Bisher hält sich die Zahl der Bewerber mit einem Bachelor-Abschluss noch in Grenzen, doch Cirquent-Mann Kloos weiß, dass er und seine Kollegen aus den Fachabteilungen künftig die Lehrpläne der Hochschulen genauer studieren müssen. "Wir führen schon heute intensive Einzelgespräche, in denen wir sehr detailliert auf die im Studium erarbeiteten Praxisthemen sowie die Abschlussarbeit eingehen." Doch ebenso wichtig wie Fachkenntnisse schätzt der Personaler die Persönlichkeit des Bewerbers. "Uns ist wichtig, dass der neue Mitarbeiter auch mit seiner Persönlichkeit zu uns passt. Deshalb gibt es Gespräche mit den Abteilungsleitern sowie Projektverantwortlichen."

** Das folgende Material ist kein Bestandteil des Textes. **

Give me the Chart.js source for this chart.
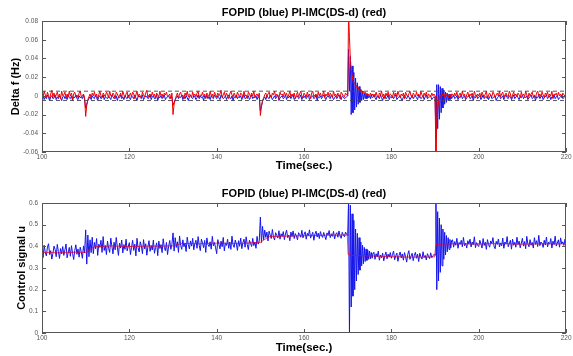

Klaffen Wissenslücken, bietet Cirquent den Neuen strukturierte Einarbeitungsprogramme an, um Defizite auszugleichen. Das kann eine Intensivausbildung in Siebel sein, ein Thema aus dem Kundenumfeld oder Kenntnisse in Testverfahren sowie Qualitäts-Management. Ein Pate begleitet in den ersten 100 Tagen die neuen Kollegen, während der so genannten Welcome-Days erfahren die Neuem alles Wissenswerte zum Unternehmen. Zudem hinaus bietet das Unternehmen je nach Projekt vier- bis sechswöchige, berufsbegleitende Einarbeitungsphasen an.
Auch mit den vielen unterschiedlichen Studienabschlüssen lernen die Firmen und Personalberater gerade umzugehen. "Wahrscheinlich konzentrieren sich viele Unternehmen in Zukunft noch stärker auf ausgewählte Hochschulen, mit denen sie zusammenarbeiten", vermutet Heidelberger.